Airbus parent EADS fell to a heavy 2009 loss and axed its dividend as production niggles on its A380 superjumbo swelled provisions and dampened the outlook for this year, despite signs of an aviation recovery.
The Franco-German group also ruled out a solo bid for a lucrative US tanker contract after partner Northrop Grumman dropped out of the race, leaving US plane maker Boeing as the only bidder.
Its earnings included a previously announced charge of €1.8 billion (Dh9bn) for its share of a European bailout for the A400M military transport, agreed last week, but EADS also took a €240 million knock from costs on the A380.
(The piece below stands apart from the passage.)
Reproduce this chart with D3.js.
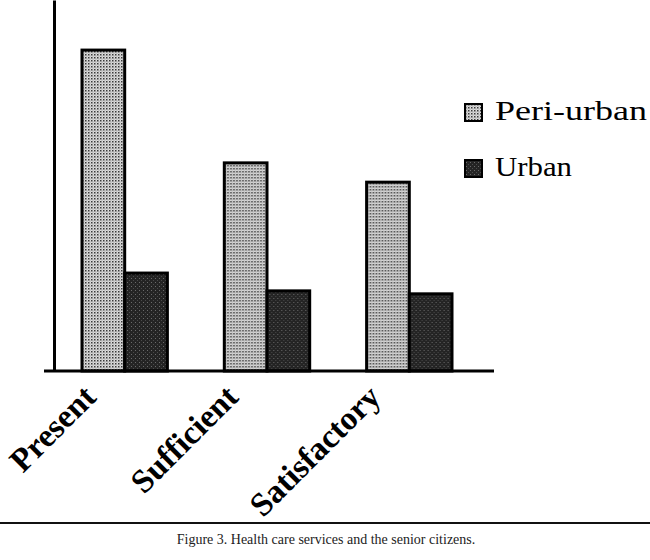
<!DOCTYPE html>
<html>
<head>
<meta charset="utf-8">
<script src="https://cdn.jsdelivr.net/npm/d3@7"></script>
<style>
  body { margin: 0; background: #fff; }
  svg { display: block; }
</style>
</head>
<body>
<script>
// datos (sin escala en el eje, en %)
const categorias = ["Present", "Sufficient", "Satisfactory"];
const series = ["Peri-urban", "Urban"];
const periUrbano = [86.5, 56.1, 50.9];
const urbano = [26.4, 21.6, 20.8];
const pie = "Figure 3. Health care services and the senior citizens.";

let width = 650;
let height = 560;
let margin = { top: 0, left: 54, baseline: 371 };

const datos = categorias.map((c, i) => ({ cat: c, valores: [periUrbano[i], urbano[i]] }));

const svg = d3.select("body").append("svg")
  .attr("width", width)
  .attr("height", height);

// texturas de las barras
const defs = svg.append("defs");
const pPeri = defs.append("pattern")
  .attr("id", "peri")
  .attr("width", 3).attr("height", 3)
  .attr("patternUnits", "userSpaceOnUse");
pPeri.append("rect").attr("width", 3).attr("height", 3).attr("fill", "#dcdcdc");
pPeri.append("rect").attr("width", 1.5).attr("height", 1.5).attr("fill", "#3a3a3a");
pPeri.append("rect").attr("x", 1.5).attr("y", 1.5).attr("width", 1).attr("height", 1).attr("fill", "#888");

const pUrb = defs.append("pattern")
  .attr("id", "urb")
  .attr("width", 4).attr("height", 4)
  .attr("patternUnits", "userSpaceOnUse");
pUrb.append("rect").attr("width", 4).attr("height", 4).attr("fill", "#242424");
pUrb.append("rect").attr("x", 1).attr("y", 2).attr("width", 1).attr("height", 1).attr("fill", "#6a6a6a");
pUrb.append("rect").attr("x", 3).attr("y", 0).attr("width", 1).attr("height", 1).attr("fill", "#4a4a4a");

const rellenos = ["url(#peri)", "url(#urb)"];

// escalas
const escalaX = d3.scaleBand()
  .domain(categorias)
  .range([82, 452])
  .paddingInner(0.4)
  .paddingOuter(0);
const escalaSerie = d3.scaleBand()
  .domain(series)
  .range([0, escalaX.bandwidth()])
  .padding(0);
const escalaY = d3.scaleLinear()
  .domain([0, 100])
  .range([margin.baseline, margin.top]);

// barras
const grupos = svg.selectAll("g.grupo")
  .data(datos)
  .enter()
  .append("g")
  .attr("class", "grupo")
  .attr("transform", d => "translate(" + escalaX(d.cat) + ",0)");
grupos.selectAll("rect")
  .data(d => d.valores.map((v, i) => ({ serie: series[i], v: v, i: i })))
  .enter()
  .append("rect")
  .attr("x", d => escalaSerie(d.serie))
  .attr("y", d => escalaY(d.v))
  .attr("width", escalaSerie.bandwidth())
  .attr("height", d => escalaY(0) - escalaY(d.v))
  .attr("fill", d => rellenos[d.i])
  .attr("stroke", "#000")
  .attr("stroke-width", 3);

// eje y sin marcas
let ejeY = d3.axisLeft(escalaY).ticks(0).tickSize(0).tickSizeOuter(0);
svg.append("g")
  .attr("transform", "translate(" + margin.left + ",0)")
  .call(ejeY)
  .select(".domain")
  .attr("stroke", "#000")
  .attr("stroke-width", 3);

// linea base
svg.append("line")
  .attr("x1", 44).attr("x2", 494)
  .attr("y1", escalaY(0)).attr("y2", escalaY(0))
  .attr("stroke", "#000")
  .attr("stroke-width", 3);

// etiquetas de categoria giradas
svg.selectAll("text.cat")
  .data(categorias)
  .enter()
  .append("text")
  .attr("class", "cat")
  .attr("transform", d => "translate(" + (escalaX(d) + escalaX.bandwidth() / 2 - 27) + "," + (escalaY(0) + 28) + ") rotate(-45)")
  .attr("text-anchor", "end")
  .attr("font-family", "'Liberation Serif', 'Times New Roman', serif")
  .attr("font-weight", "bold")
  .attr("font-size", 33)
  .attr("fill", "#000")
  .text(d => d);

// leyenda
const leyenda = svg.selectAll("g.ley")
  .data(series)
  .enter()
  .append("g")
  .attr("class", "ley")
  .attr("transform", (d, i) => "translate(465," + (104 + i * 56) + ")");
leyenda.append("rect")
  .attr("width", 17).attr("height", 17)
  .attr("fill", (d, i) => rellenos[i])
  .attr("stroke", "#000")
  .attr("stroke-width", 2);
leyenda.append("text")
  .attr("x", 30)
  .attr("y", 16)
  .attr("font-family", "'Liberation Serif', 'Times New Roman', serif")
  .attr("font-size", 28)
  .attr("textLength", (d, i) => i === 0 ? 152 : 77)
  .attr("lengthAdjust", "spacingAndGlyphs")
  .attr("fill", "#000")
  .text(d => d);

// linea separadora y pie de figura
svg.append("line")
  .attr("x1", 0).attr("x2", width)
  .attr("y1", 523).attr("y2", 523)
  .attr("stroke", "#111")
  .attr("stroke-width", 2);
svg.append("text")
  .attr("x", 326)
  .attr("y", 544)
  .attr("text-anchor", "middle")
  .attr("font-family", "'Liberation Serif', 'Times New Roman', serif")
  .attr("font-size", 14)
  .attr("fill", "#222")
  .text(pie);
</script>
</body>
</html>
And while EADS was confident enough in a nascent aviation recovery to plan an increase in single-aisle Airbus A320 production from December, it said the A380 would continue to weigh "substantially" on core earnings this year. EADS said it expected roughly stable revenue and an operating profit of around €1bn in 2010.
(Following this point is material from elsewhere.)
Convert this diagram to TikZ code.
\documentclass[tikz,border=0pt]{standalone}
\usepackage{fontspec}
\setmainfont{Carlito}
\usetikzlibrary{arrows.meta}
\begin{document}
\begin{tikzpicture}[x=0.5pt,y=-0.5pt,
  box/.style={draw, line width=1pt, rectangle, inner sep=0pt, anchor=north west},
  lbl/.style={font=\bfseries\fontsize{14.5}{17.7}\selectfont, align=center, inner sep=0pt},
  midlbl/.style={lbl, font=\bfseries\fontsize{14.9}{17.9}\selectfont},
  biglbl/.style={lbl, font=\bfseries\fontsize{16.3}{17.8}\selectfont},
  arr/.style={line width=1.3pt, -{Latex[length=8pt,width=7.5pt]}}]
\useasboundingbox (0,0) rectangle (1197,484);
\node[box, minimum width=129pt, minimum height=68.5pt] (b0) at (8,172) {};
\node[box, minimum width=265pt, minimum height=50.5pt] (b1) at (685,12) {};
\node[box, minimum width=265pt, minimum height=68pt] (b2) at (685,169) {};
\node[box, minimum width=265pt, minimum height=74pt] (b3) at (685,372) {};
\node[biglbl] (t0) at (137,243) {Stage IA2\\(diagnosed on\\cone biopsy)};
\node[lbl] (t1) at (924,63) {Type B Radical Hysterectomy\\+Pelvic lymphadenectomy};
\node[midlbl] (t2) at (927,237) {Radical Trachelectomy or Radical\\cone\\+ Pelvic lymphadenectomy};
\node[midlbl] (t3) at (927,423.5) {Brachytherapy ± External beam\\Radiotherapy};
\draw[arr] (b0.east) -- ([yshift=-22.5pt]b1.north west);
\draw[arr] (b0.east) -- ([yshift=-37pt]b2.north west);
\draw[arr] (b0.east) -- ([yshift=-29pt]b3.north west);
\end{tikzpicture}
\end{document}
Chief Executive Louis Gallois told reporters Northrop's withdrawal from the tanker tender meant "we have no chance to win in the competition in these conditions".
Airbus CEO Tom Enders also dampened talk of an independent European bid, barring a change in the situation.
"I leave the political assessment to others. For me it is clear, however, that under the current conditions a bid makes no economic sense for Airbus," he said by e-mail.
"The outlook for 2010 is very disappointing due to deteriorating [currency] hedge rates and further A380 problems," said DZ Bank analyst Markus Turnwald.
The world's second-largest aerospace group after Boeing posted a 2009 net loss of €763m and an operating loss of €322m, a far cry from a net profit of €1.57bn and an operating surplus of €2.8bn in 2008.
"The A380 continued to weigh heavily on the underlying performance," EADS said in a statement, adding it had also suffered exceptional foreign exchange effects.
Total currency effects hit 2009 earnings before interest and tax by €2.5bn compared to 2008, it said.
EADS excludes some exceptional items and goodwill from its standard reporting of operating income, but has recently used another yardstick stripping out other one-off items such as the A400M to allow investors to gauge its underlying business.
Such operating earnings before one-offs generated a €2.2bn profit in 2009, beating company forecasts of €2bn. Weakness in commercial aerospace was offset by strength in defence including higher Eurofighter export deliveries.
In a surprise move, EADS said Airbus would restore output of its most popular A320 family of single-aisle planes to 36 from 34 a month in December.